Currently an office leasing broker on a team that chases mega accounts (banks, health systems, etc), and 95% of our competition doesn’t know a lick about this topic, let alone the accounting changes going into effect later this year. Should be a big money maker for this Money_Man

 

All leases will now (effective 2019, applied retroactively to 2017) need to be accounted for on the balance sheet as a right-of-use asset and a lease liability. Leases classified as Operating (most property leases) were previously off-the-books, so this change can be monumental for companies as it will affect liquidity ratios (adds a current liability, but not a current asset)

 

Mega accounts generally have a corporate real estate division within the company, so I would assume these changes are on their radar. All of the big shops have published whitepapers summarizing the effects of the changes to FASB, which would be a good place to start. I am a Broker too and have used this to get in front of prospects, however they tend to be smaller and less sophisticated companies using us as their ad hoc real estate department.

 
Most Helpful
"Money_Man" I’m building a model to measure impacts on financial statements caused by operating/finance leases, lease restructures, owned assets, sale-leasebacks, ground leases.. the works.
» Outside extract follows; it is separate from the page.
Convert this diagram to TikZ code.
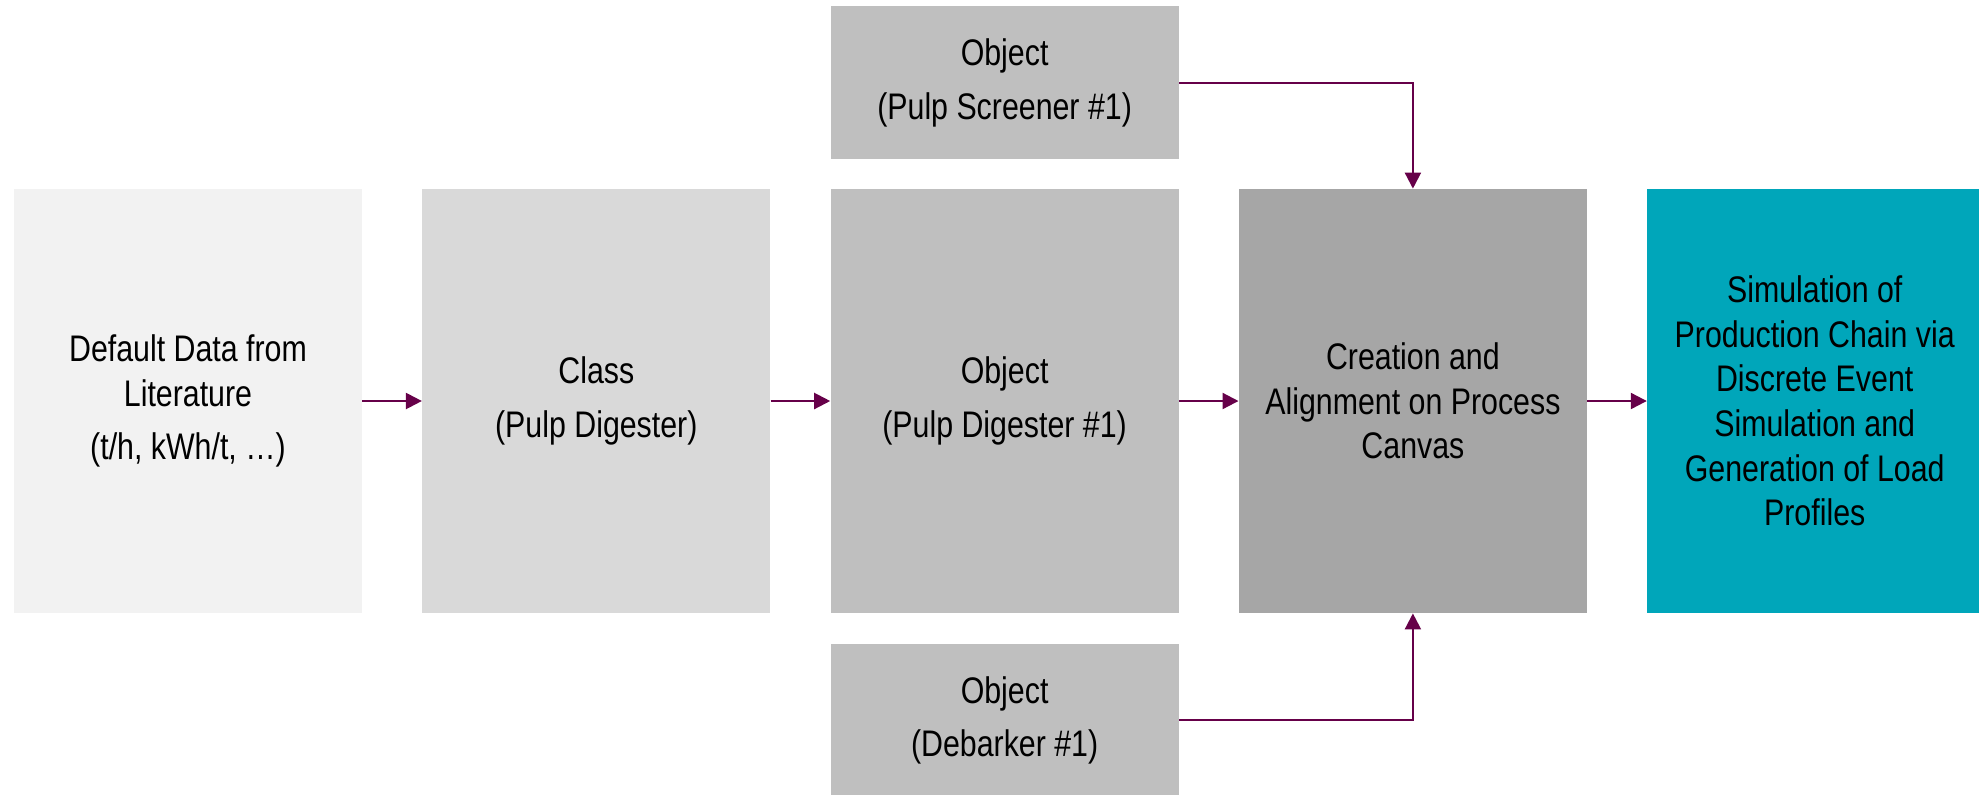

Can't comment specifically on FASB/Accounting rules, per se, but I imagine studying and messing around with various three-statement financial modeling might be beneficial. Seems like you already know the basics of modeling and are asking more about the accounting rules - going through these models might spark interesting questions or reaffirm things you've read/know/don't know (changes year-over-year linking the balance sheet to income statement etc.)